*AIM OF THE TASK*.
All lines below must be repeated exactly, with the pictures omitted.

*DATA SEGMENT*.
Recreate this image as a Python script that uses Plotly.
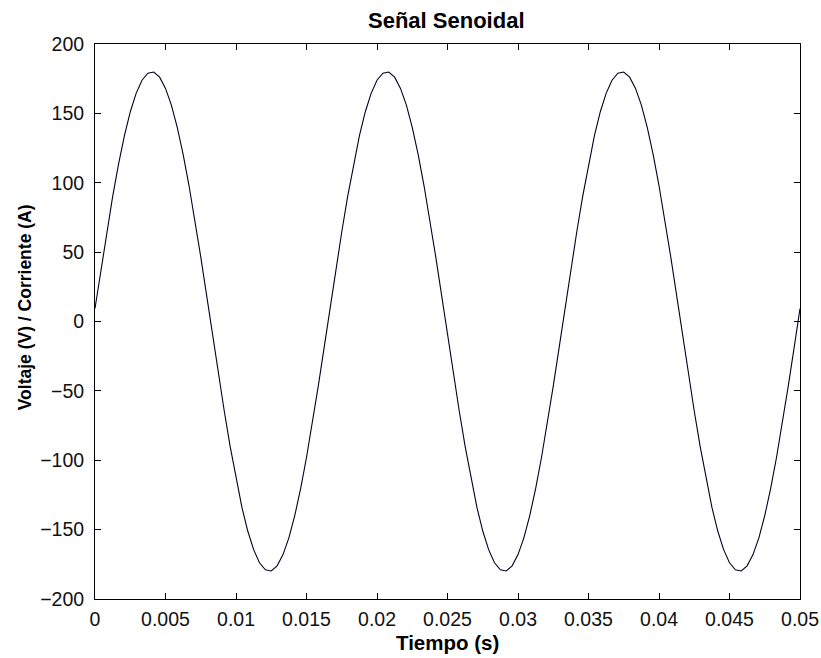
import numpy as np
import plotly.graph_objects as go

# Sample times (s): uniform grid from 0 to 0.05 s, 121 samples
tiempo = np.linspace(0.0, 0.05, 121)

# Signal values (V / A)
senal = [
    9.4, 37.4, 64.5, 90.0, 113.3, 133.8, 151.0, 164.4, 173.9, 179.0,
    179.8, 176.1, 168.0, 155.9, 139.9, 120.4, 98.0, 73.2, 46.6, 18.8,
    -9.4, -37.4, -64.5, -90.0, -113.3, -133.8, -151.0, -164.4, -173.9, -179.0,
    -179.8, -176.1, -168.0, -155.9, -139.9, -120.4, -98.0, -73.2, -46.6, -18.8,
    9.4, 37.4, 64.5, 90.0, 113.3, 133.8, 151.0, 164.4, 173.9, 179.0,
    179.8, 176.1, 168.0, 155.9, 139.9, 120.4, 98.0, 73.2, 46.6, 18.8,
    -9.4, -37.4, -64.5, -90.0, -113.3, -133.8, -151.0, -164.4, -173.9, -179.0,
    -179.8, -176.1, -168.0, -155.9, -139.9, -120.4, -98.0, -73.2, -46.6, -18.8,
    9.4, 37.4, 64.5, 90.0, 113.3, 133.8, 151.0, 164.4, 173.9, 179.0,
    179.8, 176.1, 168.0, 155.9, 139.9, 120.4, 98.0, 73.2, 46.6, 18.8,
    -9.4, -37.4, -64.5, -90.0, -113.3, -133.8, -151.0, -164.4, -173.9, -179.0,
    -179.8, -176.1, -168.0, -155.9, -139.9, -120.4, -98.0, -73.2, -46.6, -18.8,
    9.4,
]

x_ticks = [0, 0.005, 0.01, 0.015, 0.02, 0.025, 0.03, 0.035, 0.04, 0.045, 0.05]
x_tick_labels = ["0", "0.005", "0.01", "0.015", "0.02", "0.025", "0.03", "0.035", "0.04", "0.045", "0.05"]
y_ticks = [-200, -150, -100, -50, 0, 50, 100, 150, 200]

titulo = "Señal Senoidal"
etiqueta_x = "Tiempo (s)"
etiqueta_y = "Voltaje (V) / Corriente (A)"

font_family = "Liberation Sans, Arial, sans-serif"

fig = go.Figure()
fig.add_trace(go.Scatter(
    x=tiempo, y=senal, mode="lines",
    line=dict(color="#000022", width=1.1),
    showlegend=False,
))

axis_common = dict(
    showline=True, linecolor="black", linewidth=1, mirror="ticks",
    ticks="inside", ticklen=6, tickcolor="black", tickwidth=1,
    showgrid=False, zeroline=False, automargin=False,
    tickfont=dict(family=font_family, size=19.5, color="#111111"),
)

fig.update_layout(
    width=821, height=658,
    margin=dict(l=95, r=21, t=44, b=59),
    paper_bgcolor="white", plot_bgcolor="white",
    hovermode=False,
    xaxis=dict(range=[0, 0.05], tickvals=x_ticks, ticktext=x_tick_labels,
               ticklabelstandoff=3, **axis_common),
    yaxis=dict(range=[-200, 200], tickvals=y_ticks,
               ticklabelstandoff=6, **axis_common),
    annotations=[
        dict(text="<b>" + titulo + "</b>", xref="paper", yref="paper",
             x=0.498, y=1.043, xanchor="center", yanchor="middle", showarrow=False,
             font=dict(family=font_family, size=22, color="black")),
        dict(text="<b>" + etiqueta_x + "</b>", xref="paper", yref="paper",
             x=0.500, y=-0.078, xanchor="center", yanchor="middle", showarrow=False,
             font=dict(family=font_family, size=20.5, color="black")),
        dict(text="<b>" + etiqueta_y + "</b>", xref="paper", yref="paper",
             x=-0.099, y=0.526, xanchor="center", yanchor="middle", showarrow=False,
             textangle=-90,
             font=dict(family=font_family, size=17.5, color="black")),
    ],
)

# Remove the default page margin so the figure fills the window exactly.
fig.write_html(
    "out.html",
    config={"displayModeBar": False, "staticPlot": True},
    post_script="document.body.style.margin='0';document.body.style.overflow='hidden';",
)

*SOLUTION*.
Recreate this image as a Python script that uses Plotly.
import numpy as np
import plotly.graph_objects as go

# Sample times (s): uniform grid from 0 to 0.05 s, 121 samples
tiempo = np.linspace(0.0, 0.05, 121)

# Signal values (V / A)
senal = [
    9.4, 37.4, 64.5, 90.0, 113.3, 133.8, 151.0, 164.4, 173.9, 179.0,
    179.8, 176.1, 168.0, 155.9, 139.9, 120.4, 98.0, 73.2, 46.6, 18.8,
    -9.4, -37.4, -64.5, -90.0, -113.3, -133.8, -151.0, -164.4, -173.9, -179.0,
    -179.8, -176.1, -168.0, -155.9, -139.9, -120.4, -98.0, -73.2, -46.6, -18.8,
    9.4, 37.4, 64.5, 90.0, 113.3, 133.8, 151.0, 164.4, 173.9, 179.0,
    179.8, 176.1, 168.0, 155.9, 139.9, 120.4, 98.0, 73.2, 46.6, 18.8,
    -9.4, -37.4, -64.5, -90.0, -113.3, -133.8, -151.0, -164.4, -173.9, -179.0,
    -179.8, -176.1, -168.0, -155.9, -139.9, -120.4, -98.0, -73.2, -46.6, -18.8,
    9.4, 37.4, 64.5, 90.0, 113.3, 133.8, 151.0, 164.4, 173.9, 179.0,
    179.8, 176.1, 168.0, 155.9, 139.9, 120.4, 98.0, 73.2, 46.6, 18.8,
    -9.4, -37.4, -64.5, -90.0, -113.3, -133.8, -151.0, -164.4, -173.9, -179.0,
    -179.8, -176.1, -168.0, -155.9, -139.9, -120.4, -98.0, -73.2, -46.6, -18.8,
    9.4,
]

x_ticks = [0, 0.005, 0.01, 0.015, 0.02, 0.025, 0.03, 0.035, 0.04, 0.045, 0.05]
x_tick_labels = ["0", "0.005", "0.01", "0.015", "0.02", "0.025", "0.03", "0.035", "0.04", "0.045", "0.05"]
y_ticks = [-200, -150, -100, -50, 0, 50, 100, 150, 200]

titulo = "Señal Senoidal"
etiqueta_x = "Tiempo (s)"
etiqueta_y = "Voltaje (V) / Corriente (A)"

font_family = "Liberation Sans, Arial, sans-serif"

fig = go.Figure()
fig.add_trace(go.Scatter(
    x=tiempo, y=senal, mode="lines",
    line=dict(color="#000022", width=1.1),
    showlegend=False,
))

axis_common = dict(
    showline=True, linecolor="black", linewidth=1, mirror="ticks",
    ticks="inside", ticklen=6, tickcolor="black", tickwidth=1,
    showgrid=False, zeroline=False, automargin=False,
    tickfont=dict(family=font_family, size=19.5, color="#111111"),
)

fig.update_layout(
    width=821, height=658,
    margin=dict(l=95, r=21, t=44, b=59),
    paper_bgcolor="white", plot_bgcolor="white",
    hovermode=False,
    xaxis=dict(range=[0, 0.05], tickvals=x_ticks, ticktext=x_tick_labels,
               ticklabelstandoff=3, **axis_common),
    yaxis=dict(range=[-200, 200], tickvals=y_ticks,
               ticklabelstandoff=6, **axis_common),
    annotations=[
        dict(text="<b>" + titulo + "</b>", xref="paper", yref="paper",
             x=0.498, y=1.043, xanchor="center", yanchor="middle", showarrow=False,
             font=dict(family=font_family, size=22, color="black")),
        dict(text="<b>" + etiqueta_x + "</b>", xref="paper", yref="paper",
             x=0.500, y=-0.078, xanchor="center", yanchor="middle", showarrow=False,
             font=dict(family=font_family, size=20.5, color="black")),
        dict(text="<b>" + etiqueta_y + "</b>", xref="paper", yref="paper",
             x=-0.099, y=0.526, xanchor="center", yanchor="middle", showarrow=False,
             textangle=-90,
             font=dict(family=font_family, size=17.5, color="black")),
    ],
)

# Remove the default page margin so the figure fills the window exactly.
fig.write_html(
    "out.html",
    config={"displayModeBar": False, "staticPlot": True},
    post_script="document.body.style.margin='0';document.body.style.overflow='hidden';",
)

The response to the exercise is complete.